Oracle and IBM both do it.

https://blogs.flexera.com/elo/2016/02/higher-costs-for-being...

https://www.businessinsider.com/oracle-customer-explains-aud...

1 comments

Have you run into a situation where ILMT was deployed, kept up to date, clients installed on all servers (typically injected into standard image like part of an Ansible playbook or Windows slipstream or similar), required VM hypervisor port open to ILMT, and a PWC license compliance audit (now part of IBM Global Services) still came up with a different number than ILMT and forced that upon the customer? Because if so, I'd surely like to DM with you to exchange notes, as that would be the very first time I've heard of that happening.
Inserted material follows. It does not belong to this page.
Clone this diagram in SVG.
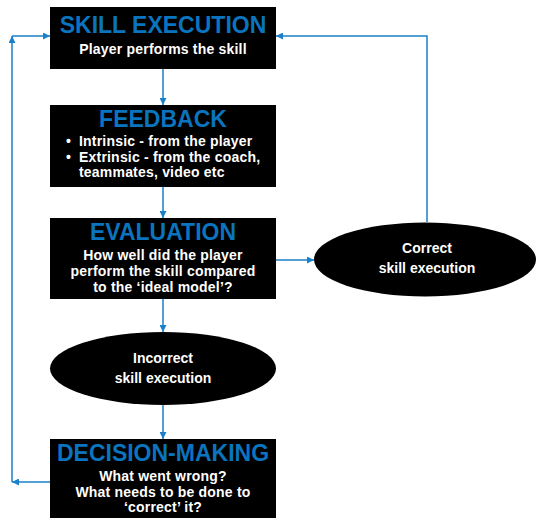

I'd much rather deal with IBM using ILMT than Microsoft or Oracle licensing. Every single one of my customers who have used ILMT and came through a PWC license compliance audit reported to me that the ILMT numbers were accepted as the official count, after an inspection of the customer's asset database compared with an ILMT server list showed that the ILMT clients were deployed pretty much everywhere. Flexera negotiates a special dispensation from IBM to get their numbers accepted on par with ILMT, but Flexera doesn't keep up on a timely basis (within a month or two) with ILMT's tracking of new license models issued by IBM.

It is true that if you are not using ILMT and an IBM license compliance audit team comes knocking, then your life is going to suck. Then again, IBM tells everyone in the paperwork to deploy ILMT, and they've made it as easy as possible for nearly anyone (up to about 5,000 servers) to install and run ILMT, and of course it is no-charge software. Usually only takes at most a week for most sites to install, stand up clients, get the firewall rules right (or set up procedure for updates over air-gaps), integrate into LDAP and SSO, get into backups and verify, compare results with actual licenses (what IBM calls "entitled"), etc., where the actual ILMT install itself usually only takes an hour or less using their all-in-one mode.

As far as my Microsoft and Oracle folks have told me, there is no official license management system that is written into the license contract verbiage like ILMT is into IBM's that they will accept as the official count, that short-circuits any license compliance conversations dead-right-there. If you or anyone reading this knows of any, then please point me to the tooling, as that will save me a hell of a lot of time dealing with Microsoft and Oracle.